Lawmaker wants Plan B protected

By MALLORY WOMER

State Rep. Dan Frankel, D-Allegheny, recently introduced legislation to the Pennsylvania House… State Rep. Dan Frankel, D-Allegheny, recently introduced legislation to the Pennsylvania House of Representatives that would guarantee all Pennsylvanians access to birth control.

There have been instances nationally in which women were denied the emergency contraceptive known as Plan B because the pharmacist on duty had a moral or ethical dilemma with filling the prescription.

According to Patrick Hopkins of Planned Parenthood, the first case of this occurred in Texas. None have occurred in Pennsylvania.

Frankel said that his goal is to guarantee that no woman in the state would ever have to go without emergency contraception if she needed it.

“It will be difficult to get [the legislation] passed into law, but getting the issue talked about is still achieving something,” Frankel said.

For the regular pharmacy patron, the chance that a pharmacist might refuse to fill a prescription may have appeared to be non-existent. But the associate dean of Pitt’s School of Pharmacy pointed out that this is not the case.

“There is nothing legally that binds a professional person to act on a prescription,” Associate Dean Gary Stoehr said. “In cases of drug interactions this is not a bad thing.”

Stoehr is critical of the legislation proposed by Frankel because he believes that, if passed into law, the bill could fix the problem of women getting Plan B prescriptions filled, but it might create other problems.

“This is a moral and ethical issue,” Stoehr said. “It’s hard to write laws to cover morality. How far can you act on your beliefs? How far can you impose your beliefs on another person?”

Frankel drafted the legislation in response to surveys conducted by Planned Parenthood.

Hopkins said the organization ran two surveys.

In the first, known as the official Planned Parenthood survey, a volunteer would call different pharmacies throughout Pennsylvania and identify himself or herself as a representative of Planned Parenthood.
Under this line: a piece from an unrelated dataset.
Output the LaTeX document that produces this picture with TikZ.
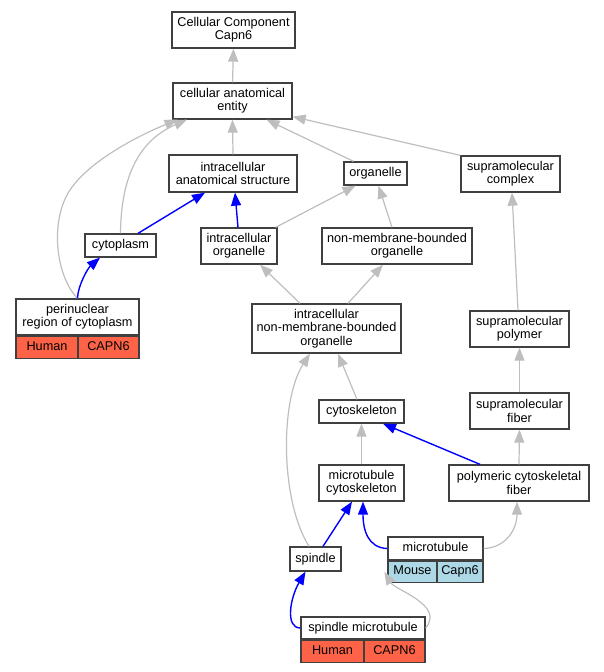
\documentclass[tikz,border=0pt]{standalone}
\usepackage{fontspec}
\setmainfont{Liberation Sans}
\usetikzlibrary{arrows.meta}
\definecolor{edgegray}{RGB}{190,190,190}
\definecolor{humancell}{RGB}{255,99,71}
\definecolor{mousecell}{RGB}{173,216,230}

\begin{document}
\begin{tikzpicture}[
        x=1pt, y=-1pt,
        font=\fontsize{12.7}{13.3}\selectfont,
        termnode/.style={
            draw=black!75, % Dark border of the term boxes
            line width=1.3pt,
            fill=white,
            align=center,
            inner sep=2pt,
            minimum height=23pt
        },
        oneline/.style={text height=9pt, text depth=2.7pt},
        twoline/.style={minimum height=36pt},
        threeline/.style={minimum height=49pt},
        speciescell/.style={
            draw=black!75,
            line width=1.3pt,
            inner sep=1pt,
            oneline,
            minimum height=22pt
        },
        isaedge/.style={
            draw=edgegray,
            line width=1.2pt,
            -{Triangle[length=13pt,width=10pt]}
        },
        partedge/.style={
            draw=blue,
            line width=1.4pt,
            -{Triangle[length=13pt,width=10pt]}
        }
    ]
\useasboundingbox (0,0) rectangle (604,672);

% Term boxes
\node[termnode, twoline, minimum width=123pt] (cc) at (233.5,30) {Cellular Component\\Capn6};
\node[termnode, twoline, minimum width=119pt] (cae) at (232.5,101) {cellular anatomical\\entity};
\node[termnode, twoline, minimum width=128pt, minimum height=37pt] (ias) at (233,173.5) {intracellular\\anatomical structure};
\node[termnode, oneline, minimum width=63pt] (organelle) at (375.5,173.5) {organelle};
\node[termnode, twoline, minimum width=99pt] (supcomplex) at (510.5,174) {supramolecular\\complex};
\node[termnode, oneline, minimum width=71pt] (cytoplasm) at (120.5,245.5) {cytoplasm};
\node[termnode, twoline, minimum width=76pt] (intraorg) at (239,246) {intracellular\\organelle};
\node[termnode, twoline, minimum width=150pt] (nmbo) at (397,246) {non-membrane-bounded\\organelle};
\node[termnode, threeline, minimum width=149pt] (inmbo) at (326.5,328.5) {intracellular\\non-membrane-bounded\\organelle};
\node[termnode, twoline, minimum width=99pt] (suppolymer) at (519.5,329) {supramolecular\\polymer};
\node[termnode, oneline, minimum width=85pt] (cytoskeleton) at (361.5,411.5) {cytoskeleton};
\node[termnode, twoline, minimum width=99pt] (supfiber) at (519.5,411) {supramolecular\\fiber};
\node[termnode, twoline, minimum width=85pt] (mtcyto) at (361.5,483) {microtubule\\cytoskeleton};
\node[termnode, twoline, minimum width=140pt] (pcfiber) at (519,483) {polymeric cytoskeletal\\fiber};
\node[termnode, oneline, minimum width=51pt, minimum height=24pt] (spindle) at (315.5,559) {spindle};

% Annotated terms with species and gene cells
\node[termnode, twoline, minimum width=123pt] (perinuclear) at (77.5,317) {perinuclear\\region of cytoplasm};
\node[speciescell, fill=humancell, minimum width=62pt, anchor=north west] (perinuclear-sp) at (perinuclear.south west) {Human};
\node[speciescell, fill=humancell, minimum width=61pt, anchor=north east] (perinuclear-gn) at (perinuclear.south east) {CAPN6};

\node[termnode, oneline, minimum width=95pt] (microtubule) at (435.5,548.5) {microtubule};
\node[speciescell, fill=mousecell, minimum width=49pt, minimum height=21pt, anchor=north west] (microtubule-sp) at (microtubule.south west) {Mouse};
\node[speciescell, fill=mousecell, minimum width=46pt, minimum height=21pt, anchor=north east] (microtubule-gn) at (microtubule.south east) {Capn6};

\node[termnode, oneline, minimum width=124pt, minimum height=22pt] (spindlemt) at (363,628) {spindle microtubule};
\node[speciescell, fill=humancell, minimum width=63pt, anchor=north west] (spindlemt-sp) at (spindlemt.south west) {Human};
\node[speciescell, fill=humancell, minimum width=61pt, anchor=north east] (spindlemt-gn) at (spindlemt.south east) {CAPN6};

% Grey is-a edges
\draw[isaedge] (cae.north) -- (cc.south);
\draw[isaedge] (ias.north) -- (cae.south);
\draw[isaedge] ([xshift=-22pt]organelle.north) -- ([xshift=34pt]cae.south);
\draw[isaedge] (supcomplex.north west) -- ([yshift=3pt]cae.south east);
\draw[isaedge] (cytoplasm.north) .. controls (121,175) and (140,140) .. ([xshift=-45.5pt]cae.south);
\draw[isaedge] (perinuclear.north) .. controls (55,275) and (50,220) .. (70,190)
    .. controls (90,160) and (140,135) .. ([xshift=-55pt]cae.south);
\draw[isaedge] ([xshift=-2pt]intraorg.north east) -- ([xshift=-20pt]organelle.south);
\draw[isaedge] ([xshift=-5pt]nmbo.north) -- ([xshift=3pt]organelle.south);
\draw[isaedge] ([xshift=-26.5pt]inmbo.north) -- ([xshift=21pt]intraorg.south);
\draw[isaedge] ([xshift=21.5pt]inmbo.north) -- ([xshift=-14pt]nmbo.south);
\draw[isaedge] ([xshift=-4.5pt]cytoskeleton.north) -- ([xshift=11.5pt]inmbo.south);
\draw[isaedge] ([xshift=-6.5pt]spindle.north) .. controls (280,500) and (280,400) .. ([xshift=-16.5pt]inmbo.south);
\draw[isaedge] ([xshift=-1.5pt]suppolymer.north) -- ([xshift=1.5pt]supcomplex.south);
\draw[isaedge] (supfiber.north) -- (suppolymer.south);
\draw[isaedge] (pcfiber.north) -- (supfiber.south);
\draw[isaedge] (mtcyto.north) -- (cytoskeleton.south);
\draw[isaedge] (microtubule.east) .. controls (505,548) and (517,530) .. ([xshift=-2pt]pcfiber.south);
\draw[isaedge] (spindlemt.east) .. controls (445,605) and (395,590) .. ([xshift=-3pt]microtubule-sp.west);

% Blue part-of edges
\draw[partedge] ([xshift=17.5pt]cytoplasm.north) -- ([xshift=-28pt]ias.south);
\draw[partedge] ([xshift=-1pt]intraorg.north) -- ([xshift=2pt]ias.south);
\draw[partedge] (perinuclear.north) .. controls (78,285) and (88,268) .. ([xshift=-20.5pt]cytoplasm.south);
\draw[partedge] ([xshift=-39pt]pcfiber.north) -- ([xshift=21.5pt]cytoskeleton.south);
\draw[partedge] ([xshift=7.5pt]spindle.north) -- ([xshift=-9.5pt]mtcyto.south);
\draw[partedge] (microtubule.west) .. controls (368,548) and (363,530) .. ([xshift=1.5pt]mtcyto.south);
\draw[partedge] (spindlemt.west) .. controls (285,628) and (290,598) .. ([xshift=-10pt]spindle.south);

\end{tikzpicture}
\end{document}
He or she would then ask if the pharmacy stocked emergency contraceptives, how much it costs and if it was not in stock, how long it would take to order the contraceptive.

In the second survey, a female secret shopper would call pharmacies claiming to have a prescription for Plan B. The woman asked if the prescription could be filled at the pharmacy and if not, whether or not the contraceptive could be ordered.

According to Hopkins, there were some discrepancies between the results of the surveys.

In the official Planned Parenthood calls, representatives of the national chains that run the pharmacies outlined goals that are in line with those of the legislation proposed by Frankel.

In the secret shopper calls, there were a number of pharmacists who said that the pharmacy doesn’t stock Plan B, even though, according to results of the official survey, they should.

Twenty-one pharmacists also told the secret shopper that they would not stock Plan B because of personal opposition.

“It’s great to have good national policy, but it needs to trickle down,” Hopkins said.

A representative from the group Pharmacists for Life International could not be reached for comment, but the organization’s Web site outlines several opinions on why pharmacists should not be forced to fill prescriptions for Plan B.

Included on the Web site is information about a “Conscience Clause” that can be invoked by pharmacists who do not wish to fill prescriptions that go against their moral beliefs.

The Web site states that there is a need for a conscience clause because “pharmacists are increasingly under demands and pressures in our contracepting/aborting society to ‘go along’ in dispensing chemicals and devices which they know will be used to destroying a nascent human life at its earliest stages.”

Plan B does not, in fact, affect a fertilized egg that is already attached to the uterus, according to Plan B’s Web site. It prevents pregnancy by stopping the release of an egg from the ovary or by stopping a fertilized egg from attaching to the uterus. Its intended use is within three days of unprotected sex.

The Pharmacists for Life International’s Web site goes on to defend the right of pharmacists to refuse to refer a woman who is looking to fill a prescription to another pharmacist.

“A pharmacist by virtue of properly understood conscience cannot be licitly compelled to cooperate in such a fashion with what he knows will result in a chemical abortion and, hence, a dead baby. Such activity is called material cooperation. Further, it is not an inconvenience to refuse to refer such a client since the pharmacist is doing the woman and her pre-born child a favor in terms of physical and spiritual health.”